Rad-7 "...Her kavim için de bir yol gösteren vardır."

Hicr-10 "Andolsun, senden önce geçmiş topluluklara da elçiler gönderdik."

Nahl-36 "Andolsun biz, her ümmete, “Allah’a kulluk edin, tâğûttan kaçının” diye peygamber gönderdik..."

Nahl-44 "(O peygamberleri) apaçık belgeler ve kitaplarla gönderdik..."

Nahl-63 "Allah’a and olsun, senden önceki ümmetlere de (Peygamber’ler) göndermişizdir..."

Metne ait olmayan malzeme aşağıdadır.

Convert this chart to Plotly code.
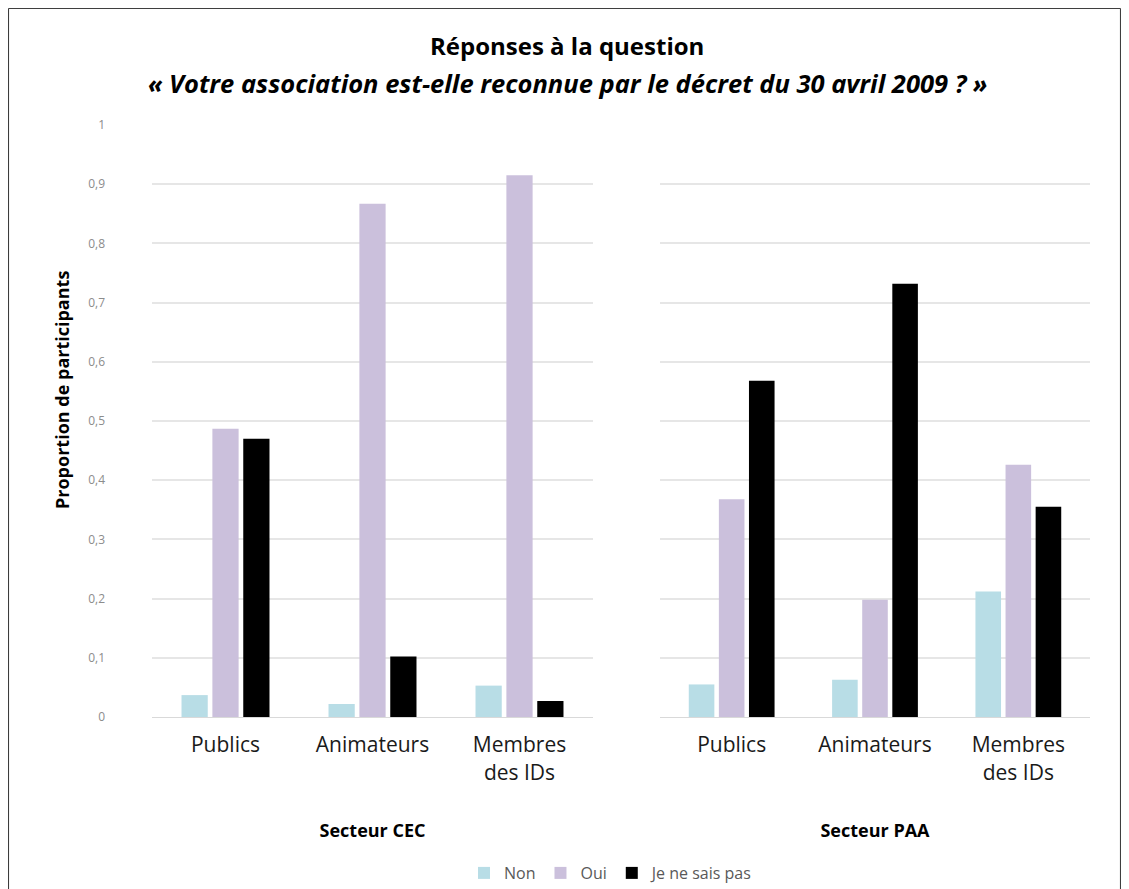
import plotly.graph_objects as go

categories = ["Publics", "Animateurs", "Membres<br>des IDs"]
series_names = ["Non", "Oui", "Je ne sais pas"]
colors = ["#b8dde6", "#cbc0dc", "#000000"]

cec_non = [0.037, 0.022, 0.053]
cec_oui = [0.487, 0.867, 0.915]
cec_nsp = [0.470, 0.102, 0.027]

paa_non = [0.055, 0.063, 0.212]
paa_oui = [0.368, 0.198, 0.426]
paa_nsp = [0.568, 0.732, 0.355]

y_ticks = [0, 0.1, 0.2, 0.3, 0.4, 0.5, 0.6, 0.7, 0.8, 0.9, 1]
sector_titles = ["Secteur CEC", "Secteur PAA"]
title_line1 = "Réponses à la question"
title_line2 = "« Votre association est-elle reconnue par le décret du 30 avril 2009 ? »"
y_title = "Proportion de participants"

FONT = "Open Sans"
OFF = 8                      # page body margin
W, H = 1129 - 2 * OFF, 889 - OFF


def fx(p):
    return (p - OFF) / W


def fy(p):
    return 1 - (p - OFF) / H


fig = go.Figure()
for i, (name, col) in enumerate(zip(series_names, colors)):
    left_vals = [cec_non, cec_oui, cec_nsp][i]
    right_vals = [paa_non, paa_oui, paa_nsp][i]
    fig.add_trace(go.Bar(x=categories, y=left_vals, name=name, marker_color=col,
                         marker_line_width=0, legendgroup=name, showlegend=True,
                         xaxis="x", yaxis="y"))
    fig.add_trace(go.Bar(x=categories, y=right_vals, name=name, marker_color=col,
                         marker_line_width=0, legendgroup=name, showlegend=False,
                         xaxis="x2", yaxis="y2"))

ydom = [fy(717), fy(125)]

common_x = dict(
    showgrid=False, showline=True, linecolor="#d9d9d9", linewidth=1,
    ticks="", tickfont=dict(family=FONT, size=21, color="#1a1a1a"),
    ticklabelstandoff=9,
    title_font=dict(family=FONT, size=18, color="#000000"),
    title_standoff=39, fixedrange=True,
)
common_y = dict(
    range=[0, 1], tickvals=y_ticks, showgrid=True, gridcolor="#e6e6e6", gridwidth=1.5,
    zeroline=False, showline=False, ticks="", fixedrange=True,
)

fig.update_layout(
    width=W, height=H,
    margin=dict(l=0, r=0, t=0, b=0, autoexpand=False),
    paper_bgcolor="white", plot_bgcolor="white",
    separators=", ",
    barmode="group", bargap=0.37, bargroupgap=0.15,
    font=dict(family=FONT),
    xaxis=dict(domain=[fx(152), fx(593)], anchor="y",
               title=dict(text="<b>" + sector_titles[0] + "</b>"), **common_x),
    xaxis2=dict(domain=[fx(660), fx(1090)], anchor="y2",
                title=dict(text="<b>" + sector_titles[1] + "</b>"), **common_x),
    yaxis=dict(domain=ydom, anchor="x",
               tickfont=dict(family=FONT, size=12, color="#8c8c8c"),
               ticklabelstandoff=46, **common_y),
    yaxis2=dict(domain=ydom, anchor="x2", showticklabels=False, **common_y),
    legend=dict(orientation="h", x=fx(611), xanchor="center", y=fy(873), yanchor="middle",
                font=dict(family=FONT, size=16, color="#595959"),
                itemwidth=30, traceorder="normal", bgcolor="rgba(0,0,0,0)"),
    annotations=[
        dict(text="<b>" + title_line1 + "</b>", xref="paper", yref="paper",
             x=fx(567), y=fy(46), xanchor="center", yanchor="middle",
             showarrow=False, font=dict(family=FONT, size=24, color="#000000")),
        dict(text="<b><i>" + title_line2 + "</i></b>", xref="paper", yref="paper",
             x=fx(567), y=fy(83), xanchor="center", yanchor="middle",
             showarrow=False, font=dict(family=FONT, size=25.5, color="#000000")),
        dict(text="<b>" + y_title + "</b>", xref="paper", yref="paper",
             x=fx(62), y=fy(390), xanchor="center", yanchor="middle", textangle=-90,
             showarrow=False, font=dict(family=FONT, size=18, color="#000000")),
    ],
    shapes=[
        dict(type="line", xref="paper", yref="paper", x0=0.0005, x1=0.0005, y0=0, y1=0.9995,
             line=dict(color="#333333", width=1)),
        dict(type="line", xref="paper", yref="paper", x0=0.0005, x1=0.9995, y0=0.9995, y1=0.9995,
             line=dict(color="#333333", width=1)),
        dict(type="line", xref="paper", yref="paper", x0=0.9995, x1=0.9995, y0=0, y1=0.9995,
             line=dict(color="#333333", width=1)),
    ],
)

fig.write_html("out.html")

Mü'minun-44 "Sonra arka arkaya peygamberlerimizi gönderdik..."

Furkan (51-52) "Dileseydik elbette her köye bir uyarıcı gönderirdik.(Fakat evrensel uyarıcılık görevini sana verdik.) O halde, kâfirlere boyun eğme ve bununla (Kur'an ile) onlara karşı olanca gücünle büyük bir savaş ver!

Rum-47 "Andolsun, senden önce biz nice peygamberleri kendi kavimlerine gönderdik..."

Mümin-78 "Andolsun, senden önce de peygamberler gönderdik. Onlardan sana anlattıklarımız da var, anlatmadıklarımız da var... "

Fatır-24 "Şüphesiz biz, seni müjdeleyici ve uyarıcı olarak hak ile gönderdik. Hiçbir ümmet yoktur ki, aralarında bir uyarıcı gelip geçmiş olmasın."

Zuhruf-6 "Sizden evvelki toplumlara da nice peygamberler gönderdik."

Şüphesiz Allah(c.c) Doğruyu Söyledi.